While retailers think several shopping features like chatbots are helpful, many shoppers disagree, a new study finds.

New research shows that retailers could improve on executing on new innovations in e-commerce. For example, 79% of retail executives believe chatbots are meeting consumer needs, according to an Oracle NetSuite survey of 1,200 consumers and 400 retail executives released in January. However, consumers disagree. Two thirds (66%) of consumers disagree, with many saying that chatbots are more damaging to the shopping experience than helpful.

It’s a similar tale with stores and social media. For example, 73% of retail executives believe that the overall environment in retail stores has become more inviting in the past five years. However, only 45% of consumers agree. And 19% of shoppers think stores have become less inviting.

Additionally, almost all (98%) of retail executives think that engaging with customers on social media is important to building stronger relationships with them, while only 12% of consumers think it has a significant impact on the way they think or feel about a brand.

Consumers also want better personalization—and some are willing to pay for it. 80% of consumers do not feel they are provided with a personalized shopping experience both in-store and online, despite almost half of consumers (42%)—and almost two thirds of millennials (63%)—noting that they would pay more for improved personalization, according to the study.


The Oracle NetSuite research suggests retailers might need help in implementing more complex e-commerce technologies.
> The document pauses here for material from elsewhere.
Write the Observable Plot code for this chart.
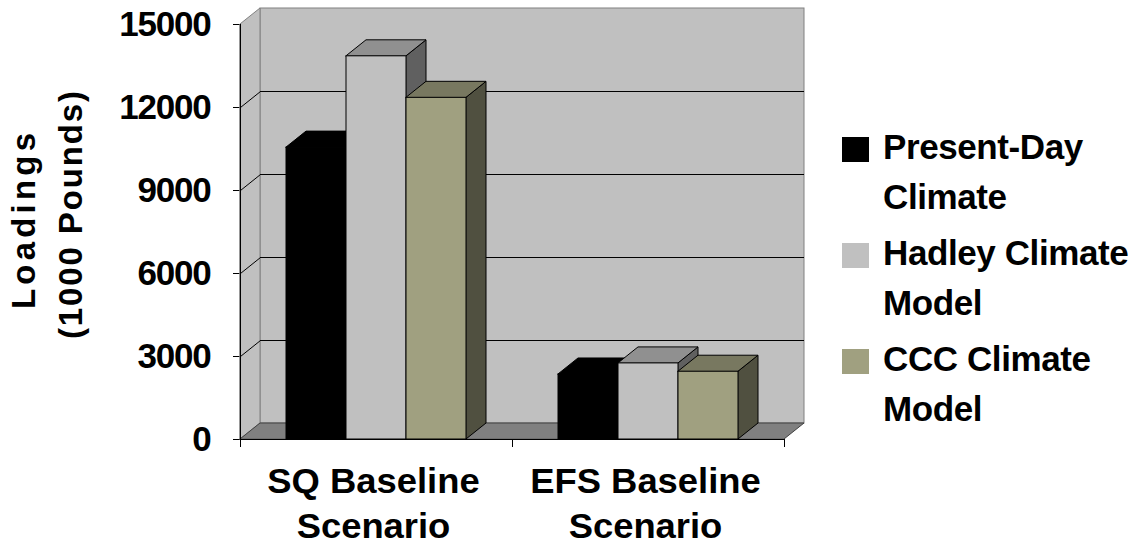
<!DOCTYPE html>
<html><head><meta charset="utf-8">
<script src="https://cdn.jsdelivr.net/npm/d3@7"></script>
<script src="https://cdn.jsdelivr.net/npm/@observablehq/plot@0.6"></script>
<style>
body{margin:0;background:#fff;}
#wrap{position:relative;width:1139px;height:555px;font-family:"Liberation Sans",Arial,sans-serif;font-weight:bold;color:#000;}
#legend{position:absolute;left:842px;top:122px;}
.item{display:flex;align-items:flex-start;margin-bottom:6px;}
.sw{width:27px;height:25px;margin-top:15px;margin-right:14px;flex:none;}
.lab{font-size:35px;line-height:50px;letter-spacing:-0.4px;white-space:nowrap;}
</style></head><body><div id="wrap"></div>
<script>
// ---- data ----
const categories = ["SQ Baseline\nScenario", "EFS Baseline\nScenario"];
const seriesLabels = [["Present-Day", "Climate"], ["Hadley Climate", "Model"], ["CCC Climate", "Model"]];
const presentDay = [10550, 2350];
const hadley = [13850, 2750];
const ccc = [12350, 2450];
const yTicks = [0, 3000, 6000, 9000, 12000, 15000];
const yLabelLines = ["Loadings", "(1000 Pounds)"];

// ---- style ----
const frontColors = ["#000000", "#c0c0c0", "#a0a080"];
const topColors = ["#000000", "#909090", "#787860"];
const sideColors = ["#000000", "#606060", "#505040"];
const series = [presentDay, hadley, ccc];

const W = 1139, H = 555, mL = 240, mR = 355, mT = 24, mB = 116;
const yMax = yTicks[yTicks.length - 1];
const nCat = categories.length;
const pxPerX = (W - mL - mR) / nCat;
const pxPerY = (H - mT - mB) / yMax;
const ddx = 20 / pxPerX;       // depth offset in x units
const ddy = 16 / pxPerY;       // depth offset in y units
const barW = 60 / pxPerX;
const pad = (1 - series.length * barW) / 2;

const marks = [];
// back wall
marks.push(Plot.rect([{x1: ddx, x2: nCat + ddx, y1: ddy, y2: yMax + ddy}],
  {x1: "x1", x2: "x2", y1: "y1", y2: "y2", fill: "#c0c0c0", stroke: "#808080"}));
// left wall
marks.push(Plot.areaY([{x: 0, y1: 0, y2: yMax}, {x: ddx, y1: ddy, y2: yMax + ddy}],
  {x: "x", y1: "y1", y2: "y2", fill: "#c0c0c0", stroke: "#808080"}));
const inner = yTicks.filter(t => t > 0 && t < yMax);
marks.push(Plot.ruleY(inner, {y: d => d + ddy, x1: () => ddx, x2: () => nCat + ddx, stroke: "#000"}));
marks.push(Plot.link(inner, {x1: () => 0, y1: d => d, x2: () => ddx, y2: d => d + ddy, stroke: "#000"}));
// floor
marks.push(Plot.areaX([{y: 0, x1: 0, x2: nCat}, {y: ddy, x1: ddx, x2: nCat + ddx}],
  {y: "y", x1: "x1", x2: "x2", fill: "#808080", stroke: "#404040"}));
// bars
categories.forEach((c, j) => {
  series.forEach((vals, i) => {
    const v = vals[j];
    const xL = j + pad + i * barW, xR = xL + barW;
    marks.push(Plot.areaY([{x: xR, y1: 0, y2: v}, {x: xR + ddx, y1: ddy, y2: v + ddy}],
      {x: "x", y1: "y1", y2: "y2", fill: sideColors[i], stroke: "#000"}));
    marks.push(Plot.areaX([{y: v, x1: xL, x2: xR}, {y: v + ddy, x1: xL + ddx, x2: xR + ddx}],
      {y: "y", x1: "x1", x2: "x2", fill: topColors[i], stroke: "#000"}));
    marks.push(Plot.rect([{x1: xL, x2: xR, y1: 0, y2: v}],
      {x1: "x1", x2: "x2", y1: "y1", y2: "y2", fill: frontColors[i], stroke: "#000"}));
  });
});
// axis lines
marks.push(Plot.ruleX([0], {y1: () => 0, y2: () => yMax, stroke: "#000"}));
marks.push(Plot.ruleY([0], {x1: () => 0, x2: () => nCat, stroke: "#000"}));
// category labels
marks.push(Plot.text(categories, {x: (d, i) => i + 0.5, y: () => 0, text: d => d, lineAnchor: "top",
  dy: 21, dx: -3, fontSize: 35, fontWeight: "bold", lineHeight: 1.29, fill: "#000"}));
// y axis title (two lines)
marks.push(Plot.text([yLabelLines[0]], {frameAnchor: "left", textAnchor: "middle", text: d => d, rotate: -90,
  dx: -216, dy: -11, fontSize: 33, fontWeight: "bold", lineAnchor: "middle", fill: "#000"}));
marks.push(Plot.text([yLabelLines[1]], {frameAnchor: "left", textAnchor: "middle", text: d => d, rotate: -90,
  dx: -169, dy: -17, fontSize: 33, fontWeight: "bold", lineAnchor: "middle", fill: "#000"}));

const svg = Plot.plot({
  width: W, height: H,
  marginLeft: mL, marginRight: mR, marginTop: mT, marginBottom: mB,
  style: {fontFamily: "'Liberation Sans', Arial, sans-serif", fontWeight: "bold", fontSize: "35px", background: "#fff", color: "#000"},
  x: {domain: [0, nCat], ticks: d3.range(nCat + 1), tickSize: 8, tickFormat: () => "", label: null},
  y: {domain: [0, yMax], ticks: yTicks, tickSize: 7, tickPadding: 23, tickFormat: d => String(d), label: null},
  marks
});
const catFlat = categories.map(c => c.replace("\n", ""));
const sel = d3.select(svg).selectAll("text");
sel.filter(function() { return catFlat.includes(this.textContent); })
  .attr("transform", function() { return (this.getAttribute("transform") || "") + " scale(1.04,1)"; });
sel.filter(function() { return this.textContent === yLabelLines[0]; })
  .attr("textLength", 176).attr("lengthAdjust", "spacing");
sel.filter(function() { return this.textContent === yLabelLines[1]; })
  .attr("textLength", 248).attr("lengthAdjust", "spacing");
sel.filter(function() { return yTicks.map(String).includes(this.textContent); }).style("letter-spacing", "-1.2px");

const wrap = document.getElementById("wrap");
wrap.appendChild(svg);

const legend = d3.select(wrap).append("div").attr("id", "legend");
seriesLabels.forEach((lines, i) => {
  const it = legend.append("div").attr("class", "item");
  it.append("div").attr("class", "sw").style("background", frontColors[i]);
  it.append("div").attr("class", "lab").html(lines.join("<br>"));
});
</script></body></html>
For example, only 11% of retail executives believe that their staff has the tools and information needed to give consumers a personalized experience. That suggests there is a gap between consumer demand for improved personalization and retailers’ ability to deliver on it.

The report also finds:

  • 80% of retail executives believe that consumers would feel more welcome if in-store staff interacted with them more. But fewer than half (46%) of consumers agree, and 28% say they would feel more annoyed if store staff did so.
  • 58% of consumers are uncomfortable with the way stores use technology to improve personalization in their shopping experience, and 45% reported negative emotions when they receive personalized offers online.
  • 53% of shoppers felt negative emotions the last time they visited a store.
  • Nearly all (90%) retail executives are not confident that the use of advanced technologies to customize the shopping experience is meeting consumers’ needs.
  • 79% of retailer executives believe having virtual reality and artificial intelligence in stores will increase sales. However, only 14% of consumers believe the technologies will have a significant impact on their purchase decisions.
  • Almost all (98%) retail executives believe VR and AI will increase foot traffic. Meanwhile, 48% of consumers do not think VR or AI would have any impact on how likely they are to go into a store.
  • Nearly all (97%) of consumers agree there is a need to go into a physical store to purchase items and the majority (70%) believe the most appealing retail stores have features that simplify and streamline the shopping experience.
  • The top features attracting consumers to physical stores are: options consistent with those online (36% selected this answer), simpler store layouts (35%), staff’s ability to place orders on mobile devices (29%) and in-store kiosks that allow consumers to purchase products that are unavailable in store (23%).
  • The top technology advancements that consumers want to utilize when shopping in a store or online are self-checkout kiosks (38%), virtual reality try-on (23%) and mobile payments (15%). Only 5% of consumers selected robots and chatbots as the technologies they most want to utilize.